Gakuen Prince plays with the familiar manga clichés just enough to sneak up on you. The protagonist is an effeminate teenage boy attending his first day at a formerly all-girls school with only 4-5 males in the population. He is so uninterested in girls that he comes across as sexist. Stereotypical high school social castes are so emphasized that the author had to use the Japanese version of the Roman alphabet, which as we all know starts with the letter S, just to describe it. A hopeless nerd does self-narrate “Everyone will notice me! I don’t want to stand out” on the third page of the story. However, after that point, all bets are off.
The reader is made aware that something isn’t right with this seemingly paint-by-numbers story when the main character, Azusa Mizutani, storms out of the student president’s office muttering insults and happens upon a female student who has just been bullied and stripped by her classmates. A teacher passing by proceeds to remove her own underwear, in plain sight, in the middle of the hallway, and lend it to the girl. Mizutani is then introduced to one of the few other male students in the school, who is so androgynous; that Mizutani doesn’t know he’s speaking to a male until he gropes the boy’s chest.
It’s this sort of raunchy humor, which sneaks up and spits in the face of manga conventions, which really catches the reader by surprise and makes Gakuen Prince a thrilling roller coaster ride of a read. After being licked on the neck by yet another effeminate male student in a homoerotic gag of a warning, Mizutani (and the reader) are informed of the series’ true premise; the meager number of male students in the school has made the female population so sexually frustrated that the few male students present are under constant threat of sexual abuse.
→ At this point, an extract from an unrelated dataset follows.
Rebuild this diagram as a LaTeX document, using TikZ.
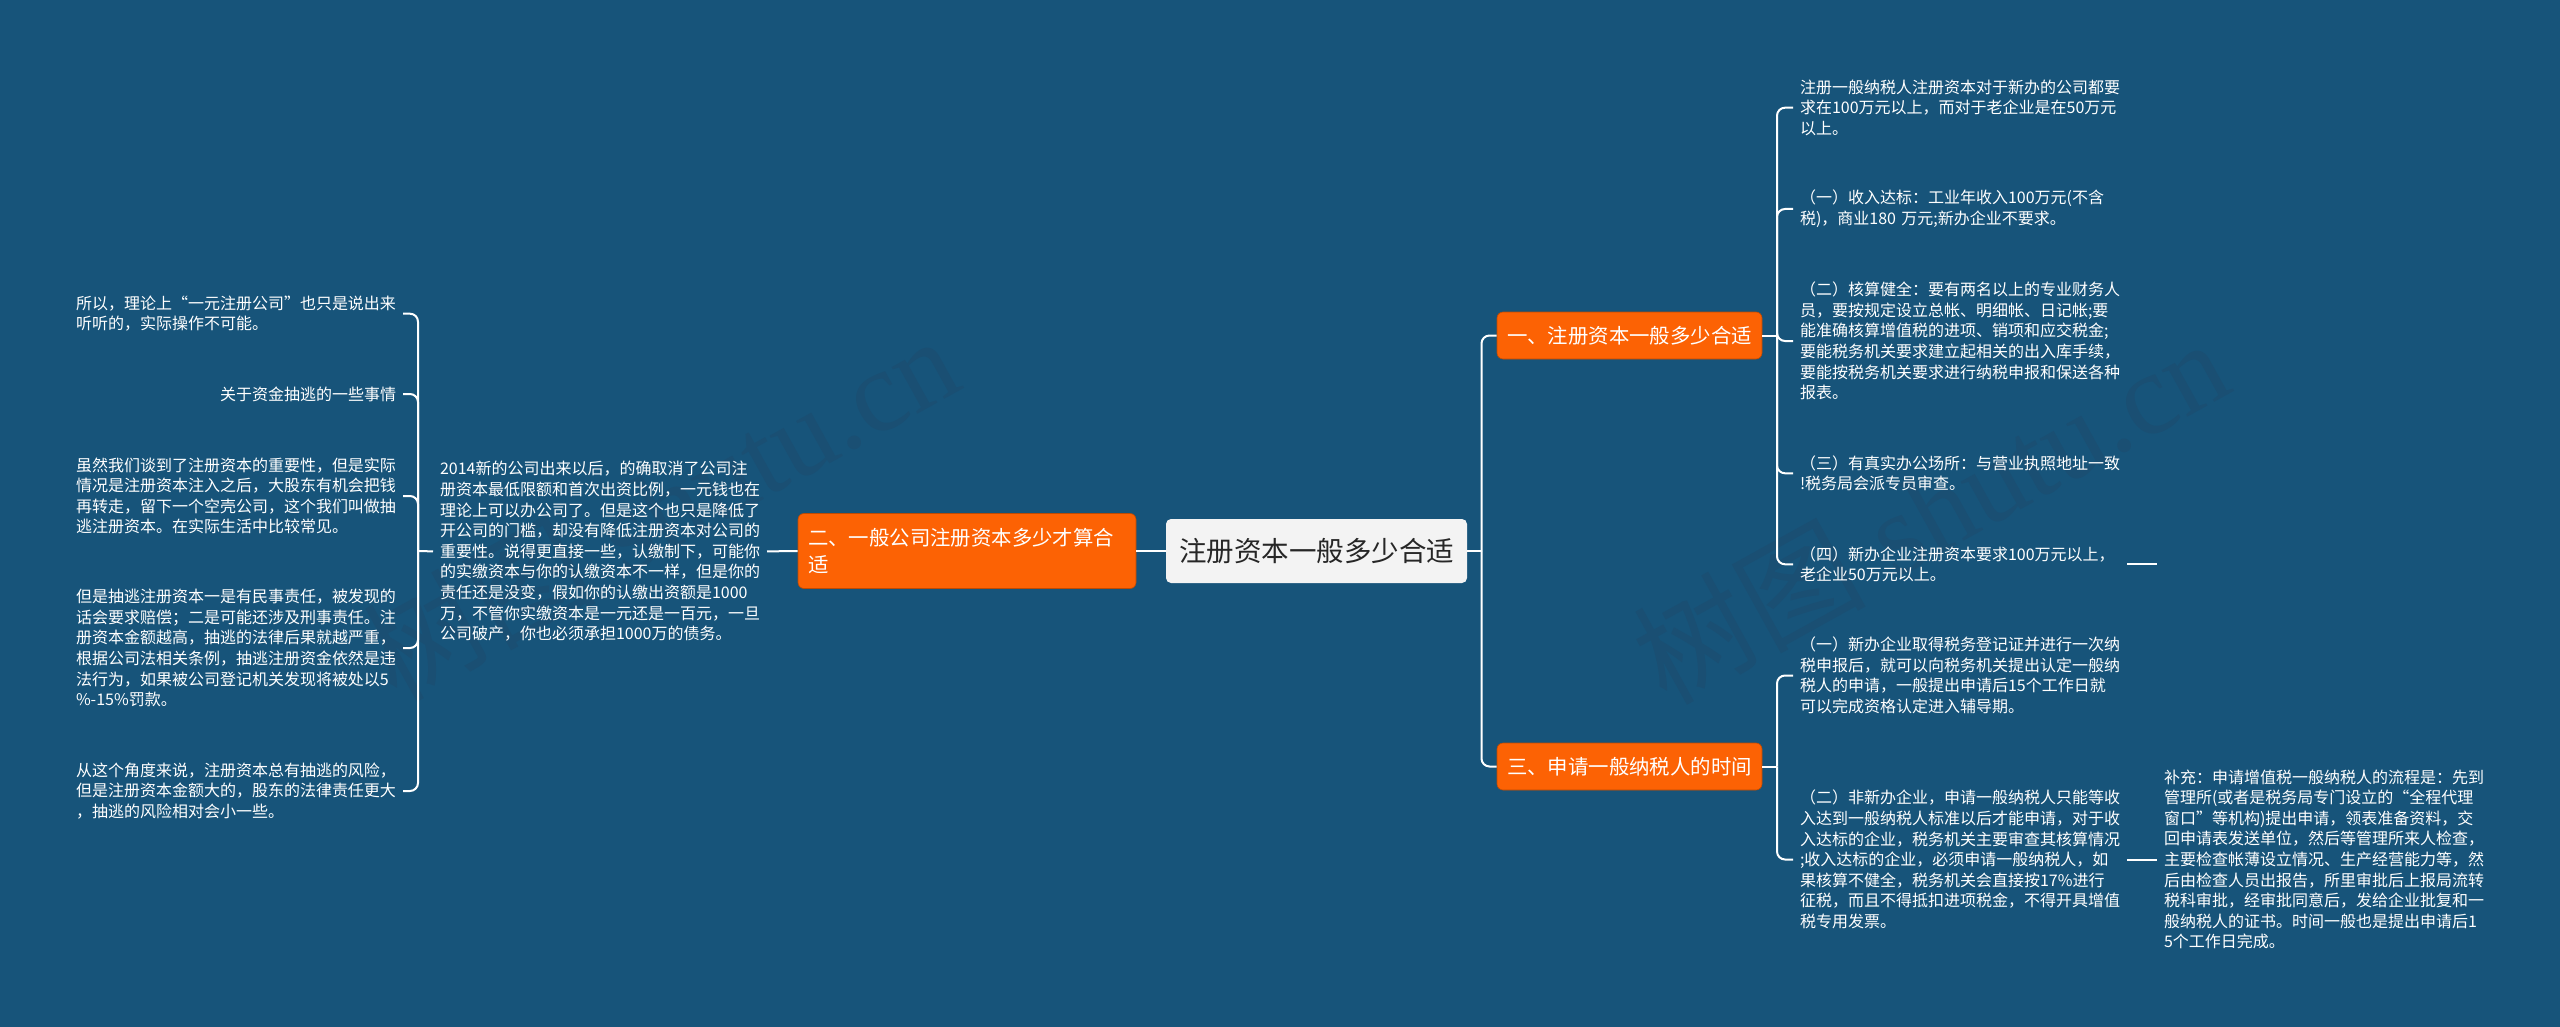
\documentclass[tikz,border=0pt]{standalone}
\usepackage{fontspec}
\usepackage{xcolor}
\usepackage{tikz}
\setmainfont{Noto Sans CJK SC}
\newfontfamily\markfont{Liberation Serif}
\newfontfamily\markcjk{Noto Sans CJK SC}
\definecolor{bgblue}{HTML}{17547A}
\definecolor{boxorange}{HTML}{FC6204}
\definecolor{rootgray}{HTML}{F3F3F3}
\definecolor{markblue}{HTML}{1A4F73}
\tikzset{>=latex}
\tikzstyle{link} = [-, draw=white, line width=2pt, rounded corners=8pt]
\tikzstyle{rootbox} = [rectangle, fill=rootgray, rounded corners=5pt, minimum width=301pt, minimum height=64pt, inner sep=0pt, text=black!85, font=\fontsize{27.5}{33}\selectfont]
\tikzstyle{headbox} = [rectangle, fill=boxorange, draw=boxorange!75!black, line width=0.6pt, rounded corners=6pt, text=white, inner sep=0pt, font=\fontsize{20.4}{26.4}\selectfont]
\tikzstyle{note} = [rectangle, inner sep=0pt, outer sep=7pt, text=white, text width=320pt, align=left, font=\fontsize{16}{20.6}\selectfont]
\tikzstyle{wmark} = [text=markblue, rotate=29, inner sep=0pt, font=\markfont\fontsize{116}{116}\selectfont]
\begin{document}
\begin{tikzpicture}[x=1pt, y=-1pt]
\useasboundingbox [fill=bgblue] (0, 0) rectangle (2560, 1027);
% watermarks
\node [wmark] (markleft) at (660, 507) {\markcjk 树图\markfont\ shutu.cn};
\node [wmark] (markright) at (1930, 510) {\markcjk 树图\markfont\ shutu.cn};
% centre and the three heads
\node [rootbox] (root) at (1316.5, 551) {注册资本一般多少合适};
\node [headbox, minimum width=338pt, minimum height=75pt, text width=318pt, align=left] (headtwo) at (967, 551) {二、一般公司注册资本多少才算合\\适};
\node [headbox, minimum width=265pt, minimum height=47pt] (headone) at (1629.5, 335.5) {一、注册资本一般多少合适};
\node [headbox, minimum width=265pt, minimum height=47pt] (headthree) at (1629.5, 766.5) {三、申请一般纳税人的时间};
% left side
\node [note] (mid) at (600, 551.4) {2014新的公司出来以后，的确取消了公司注\\册资本最低限额和首次出资比例，一元钱也在\\理论上可以办公司了。但是这个也只是降低了\\开公司的门槛，却没有降低注册资本对公司的\\重要性。说得更直接一些，认缴制下，可能你\\的实缴资本与你的认缴资本不一样，但是你的\\责任还是没变，假如你的认缴出资额是1000\\万，不管你实缴资本是一元还是一百元，一旦\\公司破产，你也必须承担1000万的债务。};
\node [note] (leftone) at (236, 313.7) {所以，理论上“一元注册公司”也只是说出来\\听听的，实际操作不可能。};
\node [note, align=right] (lefttwo) at (236, 394) {关于资金抽逃的一些事情};
\node [note] (leftthree) at (236, 496) {虽然我们谈到了注册资本的重要性，但是实际\\情况是注册资本注入之后，大股东有机会把钱\\再转走，留下一个空壳公司，这个我们叫做抽\\逃注册资本。在实际生活中比较常见。};
\node [note] (leftfour) at (236, 648) {但是抽逃注册资本一是有民事责任，被发现的\\话会要求赔偿；二是可能还涉及刑事责任。注\\册资本金额越高，抽逃的法律后果就越严重，\\根据公司法相关条例，抽逃注册资金依然是违\\法行为，如果被公司登记机关发现将被处以5\\\%-15\%罚款。};
\node [note] (leftfive) at (236, 791) {从这个角度来说，注册资本总有抽逃的风险，\\但是注册资本金额大的，股东的法律责任更大\\，抽逃的风险相对会小一些。};
% right side, upper group
\node [note] (upone) at (1960, 107.7) {注册一般纳税人注册资本对于新办的公司都要\\求在100万元以上，而对于老企业是在50万元\\以上。};
\node [note] (uptwo) at (1960, 209) {（一）收入达标：工业年收入100万元(不含\\税)，商业180 万元;新办企业不要求。};
\node [note] (upthree) at (1960, 341) {（二）核算健全：要有两名以上的专业财务人\\员，要按规定设立总帐、明细帐、日记帐;要\\能准确核算增值税的进项、销项和应交税金;\\要能税务机关要求建立起相关的出入库手续，\\要能按税务机关要求进行纳税申报和保送各种\\报表。};
\node [note] (upfour) at (1960, 473.3) {（三）有真实办公场所：与营业执照地址一致\\!税务局会派专员审查。};
\node [note] (upfive) at (1960, 564.3) {（四）新办企业注册资本要求100万元以上，\\老企业50万元以上。};
% right side, lower group
\node [note] (lowone) at (1960, 675.5) {（一）新办企业取得税务登记证并进行一次纳\\税申报后，就可以向税务机关提出认定一般纳\\税人的申请，一般提出申请后15个工作日就\\可以完成资格认定进入辅导期。};
\node [note] (lowtwo) at (1960, 859.5) {（二）非新办企业，申请一般纳税人只能等收\\入达到一般纳税人标准以后才能申请，对于收\\入达标的企业，税务机关主要审查其核算情况\\;收入达标的企业，必须申请一般纳税人，如\\果核算不健全，税务机关会直接按17\%进行\\征税，而且不得抵扣进项税金，不得开具增值\\税专用发票。};
\node [note] (extra) at (2324, 859.5) {补充：申请增值税一般纳税人的流程是：先到\\管理所(或者是税务局专门设立的“全程代理\\窗口”等机构)提出申请，领表准备资料，交\\回申请表发送单位，然后等管理所来人检查，\\主要检查帐薄设立情况、生产经营能力等，然\\后由检查人员出报告，所里审批后上报局流转\\税科审批，经审批同意后，发给企业批复和一\\般纳税人的证书。时间一般也是提出申请后1\\5个工作日完成。};
% forks and the free end
\coordinate (rootfork) at (1481.5, 551);
\coordinate (leftfork) at (418, 551);
\coordinate (upfork) at (1777, 335.5);
\coordinate (lowfork) at (1777, 766.5);
\coordinate (dangle) at (2157, 564.3);
% connectors
\draw [link] (root.west) to (headtwo.east);
\draw [link] (headtwo.west) to (mid.east);
\draw [link] (mid.west) to (leftfork);
\draw [link] (leftfork) |- (leftone.east);
\draw [link] (leftfork) |- (lefttwo.east);
\draw [link] (leftfork) |- (leftthree.east);
\draw [link] (leftfork) |- (leftfour.east);
\draw [link] (leftfork) |- (leftfive.east);
\draw [link] (root.east) to (rootfork);
\draw [link] (rootfork) |- (headone.west);
\draw [link] (rootfork) |- (headthree.west);
\draw [link] (headone.east) to (upfork);
\draw [link] (upfork) |- (upone.west);
\draw [link] (upfork) |- (uptwo.west);
\draw [link] (upfork) |- (upthree.west);
\draw [link] (upfork) |- (upfour.west);
\draw [link] (upfork) |- (upfive.west);
\draw [link] (upfive.east) to (dangle);
\draw [link] (headthree.east) to (lowfork);
\draw [link] (lowfork) |- (lowone.west);
\draw [link] (lowfork) |- (lowtwo.west);
\draw [link] (lowtwo.east) to (extra.west);
\end{tikzpicture}
\end{document}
When Mizutani is chased out of the classroom by half the school and forced to hide in a maintenance closet, he finds himself sharing the space with Rise Okitsu, the passive aggressive, geeky girl who doesn’t want to be noticed, who had already ducked into the closet to avoid the uproar herself. In an effort to drive off the rest of the female populace, Mizutani instantly tears off his shirt, open’s Okitsu’s blouse, and kicks open the closet door — announcing to the entire school that they are dating and that he will fraternize with no one else.
And so the series’ shtick is unveiled in one of the more unlikely couples to recently emerge from manga. Okitsu is so anti-social that she’s completely averted to the idea of dating anyone, and Mizutani’s announcement only brings her the very hazing and negative attention from her female classmates she fears most. She responds with violence and draws blood whenever Mizutani makes an advance, but once they’re known as an item, the repercussions from the school population are so severe that they are forced to stick together for protection.
Whether such a stunt of storytelling can remain original and interesting over ensuing volumes remains to be seen, but Gakuen Prince certainly has my attention. It enjoyably shatters expectations with its role reversals and sly, almost underhanded parody of the genre’s conventions. Despite the seemingly delicate handling of the characters, Jun Yuzuki is not afraid to draw grotesquely ugly faces and turn things upside down. Volume 1 is a laugh a minute and worth a read.